16 Pelosi Opponents Sign Letter Saying They Won't Vote For Her for Speaker

Opposition could spell trouble for Pelosi in speaker election on the floor

Rep. Seth Moulton, D-Mass., pictured speaking to reporters in the Capitol on November 15, 2018, is one of 16 Democrats who signed a letter saying they will not vote for Nancy Pelosi for speaker. (Tom Williams/CQ Roll Call)

Updated 2:53 p.m. | Sixteen Democrats have signed a letter released Monday saying they will vote against Nancy Pelosi for speaker.

While the opposition would appear to be more votes than the California Democrat can afford to lose in a floor vote, two of the signees — Ben McAdams of Utah and Anthony Brindisi of New York — are in races that have yet to be called. 

Counting only those races that have been called, there will be 232 Democrats next year, meaning Pelosi can only lose 14 of them in a floor vote for speaker and get to 218. That’s the number she’ll need to be elected speaker unless some members don’t vote or vote “present,” thus lowering the majority threshold.  

The letter shows exactly 14 elected Democrats opposed to Pelosi, not technically enough to block her. If McAdams and Brindisi win, then number of Democrats Pelosi can afford to lose will go up proportionally to match the number of opponents on the letter. 

But there at least a few members and members-elect who have vowed to oppose Pelosi on the floor that did not sign the letter, including Conor Lamb of Pennsylvania and Abigail Spanberger of Virginia. 

Pelosi’s critics spent all last week talking about the letter, saying confidently that they had enough commitments to ensure Pelosi would not be elected speaker on the floor.

However, they had expected to get at least 20 signatures on the letter, so releasing it with only 16 suggests their opposition movement may be weakening.

Notably absent from the letter is Ohio Rep. Marcia Fudge, who is considering challenging Pelosi for speaker. Fudge said she wasn’t deterred from running after meeting with Pelosi Friday but that she wouldn’t make a decision until after Thanksgiving. 

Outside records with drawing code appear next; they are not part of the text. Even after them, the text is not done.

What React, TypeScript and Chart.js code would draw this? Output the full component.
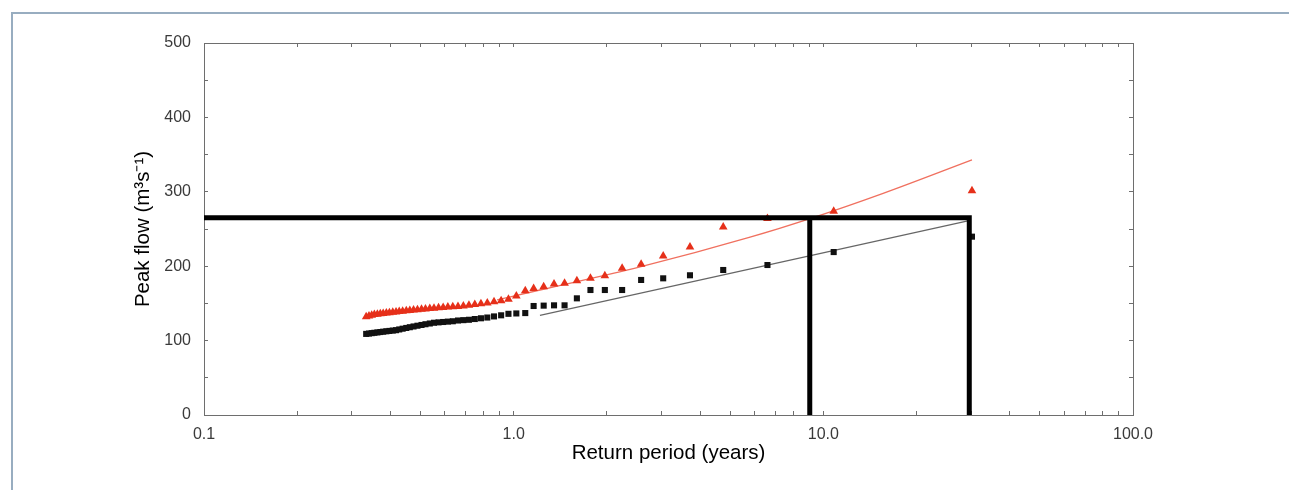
import { useEffect, useRef } from 'react';
import { Chart, registerables } from 'chart.js';

Chart.register(...registerables);

// Return period (years) of each ranked event (same for both series)
const RETURN_PERIOD = [
  30.2, 10.8, 6.6, 4.75, 3.71, 3.04, 2.58, 2.24, 1.97, 1.77,
  1.6, 1.46, 1.35, 1.25, 1.16, 1.09, 1.02, 0.962, 0.911, 0.864,
  0.822, 0.784, 0.749, 0.717, 0.688, 0.661, 0.636, 0.613, 0.592, 0.572,
  0.553, 0.536, 0.519, 0.504, 0.489, 0.475, 0.462, 0.45, 0.438, 0.427,
  0.417, 0.407, 0.397, 0.388, 0.379, 0.371, 0.363, 0.355, 0.348, 0.341,
  0.334,
];

// Red triangles: peak flow (m3/s)
const FLOW_RED = [
  301.5, 274, 264, 252.7, 225.8, 213.7, 202.6, 197.2, 187.2, 183.7,
  180.5, 177, 176, 172.4, 170, 167, 160, 155.5, 153.6, 152.3,
  150.5, 149.5, 148.5, 147.5, 146.5, 146, 145.5, 145, 144.5, 144,
  143.5, 143, 142.5, 142, 141.5, 141, 140.5, 140, 139.5, 139,
  138.5, 138, 137.5, 137, 136.5, 136, 135.5, 135, 134, 133,
  132,
];

// Black squares: peak flow (m3/s)
const FLOW_BLACK = [
  239.7, 219, 201.6, 194.9, 187.8, 183.7, 181.5, 168, 168, 168,
  156.8, 147.4, 147.4, 147, 146.5, 137, 136.5, 136, 134, 132.5,
  131, 130, 129, 128, 127.5, 127, 126, 125.5, 125, 124.5,
  124, 123, 122, 121, 120, 119, 118, 117, 116, 115,
  114, 113.5, 113, 112.5, 112, 111.5, 111, 110.5, 110, 109.5,
  109,
];

// Fitted curves
const RED_FIT_T = [0.884, 1.216, 2.56, 5.8, 9.06, 15.6, 30.2];
const RED_FIT_Q = [154.6, 168, 199, 239, 264, 298, 343];
const BLACK_FIT_T = [1.216, 29.3];
const BLACK_FIT_Q = [134, 261];

// Guide lines
const GUIDE_FLOW = 265;
const GUIDE_T1 = 9.04;
const GUIDE_T2 = 29.6;
const X_MIN = 0.1;

// Axes
const X_TICKS = [
  0.1, 0.2, 0.3, 0.4, 0.5, 0.6, 0.7, 0.8, 0.9,
  1, 2, 3, 4, 5, 6, 7, 8, 9,
  10, 20, 30, 40, 50, 60, 70, 80, 90, 100,
];
const X_MAJOR = [0.1, 1, 10, 100];
const X_LABELS = ['0.1', '1.0', '10.0', '100.0'];
const Y_TICKS = [0, 50, 100, 150, 200, 250, 300, 350, 400, 450, 500];
const Y_LABELLED = [0, 100, 200, 300, 400, 500];

const AXIS_COLOR = '#6e6e6e';
const LABEL_COLOR = '#3a3a3a';
const FONT = 'Liberation Sans, Arial, Helvetica, sans-serif';

export default function App() {
  const ref = useRef<HTMLCanvasElement | null>(null);

  useEffect(() => {
    if (!ref.current) return;
    Chart.defaults.font.family = FONT;

    const pts = (xs: number[], ys: number[]) => xs.map((x, i) => ({ x, y: ys[i] }));

    const chart = new Chart(ref.current, {
      type: 'scatter',
      data: {
        datasets: [
          {
            data: [
              { x: X_MIN, y: GUIDE_FLOW },
              { x: GUIDE_T2, y: GUIDE_FLOW },
              { x: GUIDE_T2, y: 0 },
            ],
            showLine: true,
            borderColor: '#000',
            borderWidth: 5,
            pointRadius: 0,
            xAxisID: 'x',
            yAxisID: 'y',
          },
          {
            data: [
              { x: GUIDE_T1, y: GUIDE_FLOW },
              { x: GUIDE_T1, y: 0 },
            ],
            showLine: true,
            borderColor: '#000',
            borderWidth: 5,
            pointRadius: 0,
            xAxisID: 'x',
            yAxisID: 'y',
          },
          {
            data: pts(RETURN_PERIOD, FLOW_RED),
            showLine: false,
            pointStyle: 'triangle',
            pointRadius: 5,
            pointBackgroundColor: '#e6301a',
            pointBorderWidth: 0,
            borderWidth: 0,
            xAxisID: 'x',
            yAxisID: 'y',
          },
          {
            data: pts(RETURN_PERIOD, FLOW_BLACK),
            showLine: false,
            pointStyle: 'rect',
            pointRadius: 4.3,
            pointBackgroundColor: '#111',
            pointBorderWidth: 0,
            borderWidth: 0,
            xAxisID: 'x',
            yAxisID: 'y',
          },
          {
            data: pts(RED_FIT_T, RED_FIT_Q),
            showLine: true,
            borderColor: '#f0705f',
            borderWidth: 1.3,
            pointRadius: 0,
            cubicInterpolationMode: 'monotone',
            xAxisID: 'x',
            yAxisID: 'y',
          },
          {
            data: pts(BLACK_FIT_T, BLACK_FIT_Q),
            showLine: true,
            borderColor: '#666',
            borderWidth: 1.2,
            pointRadius: 0,
            xAxisID: 'x',
            yAxisID: 'y',
          },
        ],
      },
      options: {
        responsive: false,
        animation: false,
        devicePixelRatio: 1,
        layout: { padding: { top: 35, right: 164, left: 0, bottom: 0 } },
        plugins: { legend: { display: false }, tooltip: { enabled: false } },
        scales: {
          x: {
            type: 'logarithmic',
            position: 'bottom',
            min: 0.1,
            max: 100,
            afterBuildTicks: (s: any) => {
              s.ticks = X_TICKS.map((v) => ({ value: v }));
            },
            afterFit: (s: any) => {
              s.height = 75;
            },
            ticks: {
              autoSkip: false,
              maxRotation: 0,
              minRotation: 0,
              padding: 14,
              color: LABEL_COLOR,
              font: { size: 16 },
              callback: (v: any) => {
                const i = X_MAJOR.indexOf(Number(v));
                return i >= 0 ? X_LABELS[i] : '';
              },
            },
            grid: { drawOnChartArea: false, drawTicks: true, tickLength: -4, color: AXIS_COLOR },
            border: { display: true, color: AXIS_COLOR, width: 1 },
            title: {
              display: true,
              text: 'Return period (years)',
              color: '#000',
              font: { size: 20.5 },
              padding: { top: 0, bottom: 24 },
            },
          },
          x2: {
            type: 'logarithmic',
            position: 'top',
            min: 0.1,
            max: 100,
            afterBuildTicks: (s: any) => {
              s.ticks = X_TICKS.map((v) => ({ value: v }));
            },
            afterFit: (s: any) => {
              s.height = 0;
            },
            ticks: { display: false, autoSkip: false },
            grid: { drawOnChartArea: false, drawTicks: true, tickLength: -4, color: AXIS_COLOR },
            border: { display: true, color: AXIS_COLOR, width: 1 },
          },
          y: {
            type: 'linear',
            position: 'left',
            min: 0,
            max: 500,
            afterBuildTicks: (s: any) => {
              s.ticks = Y_TICKS.map((v) => ({ value: v }));
            },
            afterFit: (s: any) => {
              s.width = 196;
            },
            ticks: {
              autoSkip: false,
              padding: 17,
              color: LABEL_COLOR,
              font: { size: 16 },
              callback: (v: any) => (Y_LABELLED.includes(Number(v)) ? String(v) : ''),
            },
            grid: { drawOnChartArea: false, drawTicks: true, tickLength: -4, color: AXIS_COLOR },
            border: { display: true, color: AXIS_COLOR, width: 1 },
            title: {
              display: true,
              text: 'Peak flow (m³s⁻¹)',
              color: '#000',
              font: { size: 20.5 },
              padding: { top: 123, bottom: 0 },
            },
          },
          y2: {
            type: 'linear',
            position: 'right',
            min: 0,
            max: 500,
            afterBuildTicks: (s: any) => {
              s.ticks = Y_TICKS.map((v) => ({ value: v }));
            },
            afterFit: (s: any) => {
              s.width = 0;
            },
            ticks: { display: false, autoSkip: false },
            grid: { drawOnChartArea: false, drawTicks: true, tickLength: -4, color: AXIS_COLOR },
            border: { display: true, color: AXIS_COLOR, width: 1 },
          },
        },
      },
    } as any);

    return () => chart.destroy();
  }, []);

  return (
    <div style={{ position: 'relative', width: 1289, height: 482, background: '#fff' }}>
      <div
        style={{
          position: 'absolute',
          left: 3,
          top: 4,
          right: 0,
          bottom: 0,
          borderLeft: '2px solid #98adc0',
          borderTop: '2px solid #98adc0',
        }}
      />
      <canvas
        ref={ref}
        width={1289}
        height={482}
        style={{ position: 'absolute', left: 0, top: 0, width: 1289, height: 482 }}
      />
    </div>
  );
}
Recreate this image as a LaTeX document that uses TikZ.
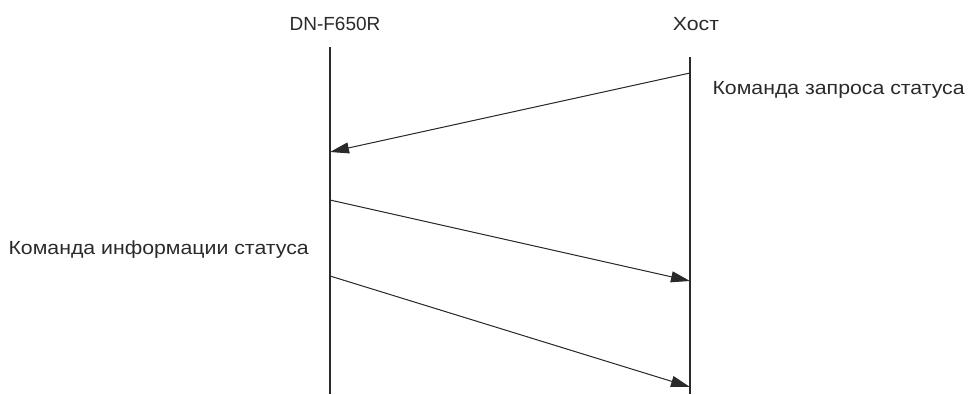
\documentclass[tikz,border=0pt]{standalone}
\usepackage{fontspec}
\setmainfont{Liberation Sans}
\newfontfamily\widesans[FakeStretch=1.12]{Liberation Sans}
\usetikzlibrary{arrows.meta,positioning}
\definecolor{ink}{HTML}{2A2A2A}
\tikzset{
  seq/.style={x=1pt, y=-1pt, line width=1.1pt, draw=ink, every node/.style={font=\fontsize{19}{22}\selectfont, text=ink, inner sep=0pt}},
  life/.style={draw=ink, line width=1.1pt},
  msg/.style={-{Triangle[length=19pt, width=11pt]}, draw=ink, fill=ink, line width=1pt},
  cyr/.style={font=\fontsize{19}{22}\widesans},
  mlab/.style={cyr, anchor=west}
}

\begin{document}
\begin{tikzpicture}[seq]
\useasboundingbox (0,0) rectangle (973,394);
\node (dev) at (335,24) {DN-F650R};
\node[cyr] (host) at (696,24) {Хост};
\coordinate (d0) at (330,47);  \coordinate (d9) at (330,394);
\coordinate (h0) at (690,57);  \coordinate (h9) at (690,394);
\draw[life] (d0) -- (d9);
\draw[life] (h0) -- (h9);
% messages
\coordinate (h1) at (690,73);  \coordinate (d1) at (330,152);
\coordinate (d2) at (330,200); \coordinate (h2) at (690,281);
\coordinate (d3) at (330,276); \coordinate (h3) at (690,387);
\draw[msg] (h1) -- (d1);
\draw[msg] (d2) -- (h2);
\draw[msg] (d3) -- (h3);
\node[mlab] (req) at (712,90) {Команда запроса статуса};
\node[mlab] (info) at (8,250) {Команда информации статуса};
\end{tikzpicture}
\end{document}
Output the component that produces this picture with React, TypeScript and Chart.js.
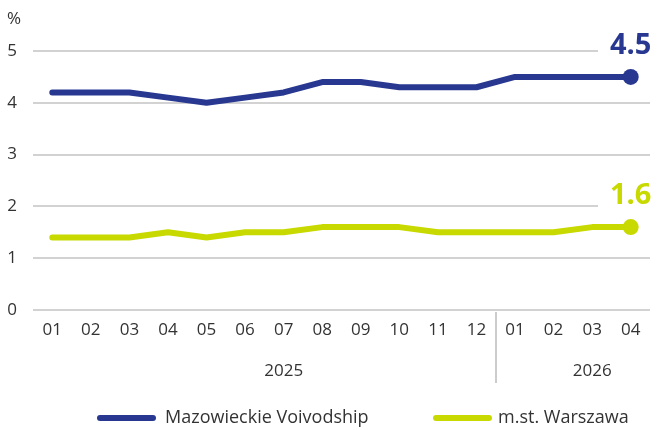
import React, { useEffect, useRef } from "react";
import { Chart, registerables } from "chart.js";
Chart.register(...registerables);

const months = ["01", "02", "03", "04", "05", "06", "07", "08", "09", "10", "11", "12", "01", "02", "03", "04"];
const years = ["2025", "2026"];
const yearMonthCounts = [12, 4];
const mazowieckie = [4.2, 4.2, 4.2, 4.1, 4.0, 4.1, 4.2, 4.4, 4.4, 4.3, 4.3, 4.3, 4.5, 4.5, 4.5, 4.5];
const warszawa = [1.4, 1.4, 1.4, 1.5, 1.4, 1.5, 1.5, 1.6, 1.6, 1.6, 1.5, 1.5, 1.5, 1.5, 1.6, 1.6];
const seriesNames = ["Mazowieckie Voivodship", "m.st. Warszawa"];
const seriesColors = ["#283891", "#C8D900"];
const unitLabel = "%";

const FONT = "'Open Sans', 'Noto Sans', sans-serif";
const TEXT = "#333333";

const extrasPlugin = {
  id: "extras",
  afterDraw(chart: any) {
    const ctx = chart.ctx;
    const x = chart.scales.x;
    const area = chart.chartArea;
    ctx.save();
    // unit label
    ctx.fillStyle = TEXT;
    ctx.font = `17px ${FONT}`;
    ctx.textAlign = "center";
    ctx.textBaseline = "middle";
    ctx.fillText(unitLabel, 14, 19);

    // year labels + separators
    let start = 0;
    years.forEach((yr, i) => {
      const cnt = yearMonthCounts[i];
      const cx = x.getPixelForValue(start + cnt / 2);
      ctx.fillStyle = TEXT;
      ctx.font = `17px ${FONT}`;
      ctx.textAlign = "center";
      ctx.textBaseline = "middle";
      ctx.fillText(yr, cx, area.bottom + 61);
      if (i > 0) {
        const sx = Math.round(x.getPixelForValue(start - 0.5));
        ctx.strokeStyle = "#cccccc";
        ctx.lineWidth = 2;
        ctx.beginPath();
        ctx.moveTo(sx, area.bottom + 2);
        ctx.lineTo(sx, area.bottom + 73);
        ctx.stroke();
      }
      start += cnt;
    });

    // end value labels
    chart.data.datasets.forEach((ds: any, di: number) => {
      const meta = chart.getDatasetMeta(di);
      const last = meta.data[meta.data.length - 1];
      const v = ds.data[ds.data.length - 1];
      const txt = v.toFixed(1);
      ctx.font = `bold 29px ${FONT}`;
      const w = ctx.measureText(txt).width;
      const by = last.y - 23;
      ctx.fillStyle = "#ffffff";
      ctx.fillRect(last.x - w / 2 - 12, by - 26, w + 24, 30);
      ctx.fillStyle = ds.borderColor;
      ctx.textAlign = "center";
      ctx.textBaseline = "alphabetic";
      ctx.fillText(txt, last.x, by);
    });

    // legend
    const items = [
      { x0: 100, x1: 153, tx: 165 },
      { x0: 436, x1: 489, tx: 498 },
    ];
    const ly = 418;
    chart.data.datasets.forEach((ds: any, di: number) => {
      const it = items[di];
      ctx.strokeStyle = ds.borderColor;
      ctx.lineWidth = 6;
      ctx.lineCap = "round";
      ctx.beginPath();
      ctx.moveTo(it.x0, ly);
      ctx.lineTo(it.x1, ly);
      ctx.stroke();
      ctx.fillStyle = TEXT;
      ctx.font = `18px ${FONT}`;
      ctx.textAlign = "left";
      ctx.textBaseline = "middle";
      ctx.fillText(ds.label, it.tx, ly);
    });
    ctx.restore();
  },
};

export default function App() {
  const ref = useRef<HTMLCanvasElement>(null);
  useEffect(() => {
    if (!ref.current) return;
    const lastIdx = months.length - 1;
    const radii = months.map((_, i) => (i === lastIdx ? 8 : 0));
    const chart = new Chart(ref.current, {
      type: "line",
      data: {
        labels: months,
        datasets: [
          {
            label: seriesNames[0],
            data: mazowieckie,
            borderColor: seriesColors[0],
            backgroundColor: seriesColors[0],
            borderWidth: 6,
            pointRadius: radii,
            pointBorderWidth: 0,
            pointHoverRadius: radii,
            tension: 0,
            borderCapStyle: "round",
            borderJoinStyle: "round",
          },
          {
            label: seriesNames[1],
            data: warszawa,
            borderColor: seriesColors[1],
            backgroundColor: seriesColors[1],
            borderWidth: 6,
            pointRadius: radii,
            pointBorderWidth: 0,
            pointHoverRadius: radii,
            tension: 0,
            borderCapStyle: "round",
            borderJoinStyle: "round",
          },
        ],
      },
      options: {
        animation: false,
        responsive: false,
        maintainAspectRatio: false,
        devicePixelRatio: 1,
        layout: { padding: { top: 51, right: 0, left: 0, bottom: 0 } },
        plugins: { legend: { display: false }, tooltip: { enabled: false } },
        scales: {
          x: {
            type: "category",
            offset: true,
            grid: { display: false, drawTicks: false },
            border: { display: false },
            ticks: {
              color: TEXT,
              font: { family: FONT, size: 17 },
              padding: 10,
              autoSkip: false,
              maxRotation: 0,
            },
            afterFit(scale: any) {
              scale.height = 120;
              scale.paddingLeft = 0;
              scale.paddingRight = 0;
            },
          },
          y: {
            min: 0,
            max: 5,
            grid: { color: "#d2d2d2", lineWidth: 2, drawTicks: false },
            border: { display: false },
            ticks: {
              stepSize: 1,
              color: TEXT,
              font: { family: FONT, size: 17 },
              padding: 16,
            },
            afterFit(scale: any) {
              scale.width = 33;
              scale.paddingTop = 0;
              scale.paddingBottom = 0;
            },
          },
        },
      },
      plugins: [extrasPlugin],
    });
    return () => chart.destroy();
  }, []);
  return (
    <div style={{ position: "fixed", left: 0, top: 0, width: 658, height: 430 }}>
      <canvas ref={ref} width={658} height={430} style={{ display: "block", width: 658, height: 430 }} />
    </div>
  );
}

During a press conference Thursday, Pelosi said if the speaker vote were held that day she’d have the support needed to win the gavel. But she contradicted her own claim as she acknowledged that at that time, the letter had 17 signatures (seemingly counting Fudge). 

The letter itself doesn’t outline the opponents’ case against Pelosi, whom they call “a historic figure whose leadership has been instrumental to some of our party’s most important legislative achievements.”

Rather, they argue that Democrats won the majority “on the backs of candidates who said that they would support new leadership” and that voters want to see change in Washington.

“We promised to change the status quo, and we intend to deliver on that promise,” they wrote. “Therefore, we are committed to voting for new leadership in both our Caucus meeting and on the House Floor.”

The leaders of the letter had hoped it would show the opposition against Pelosi was strong and that she’d ultimately decide to step aside. While that always seemed unlikely, the chances that happens now appear even smaller. 

“If your strategy relies upon Nancy Pelosi giving up, you will lose every single time,” a senior Democratic aide said. “Ninety-four percent of the Caucus didn’t sign this letter.”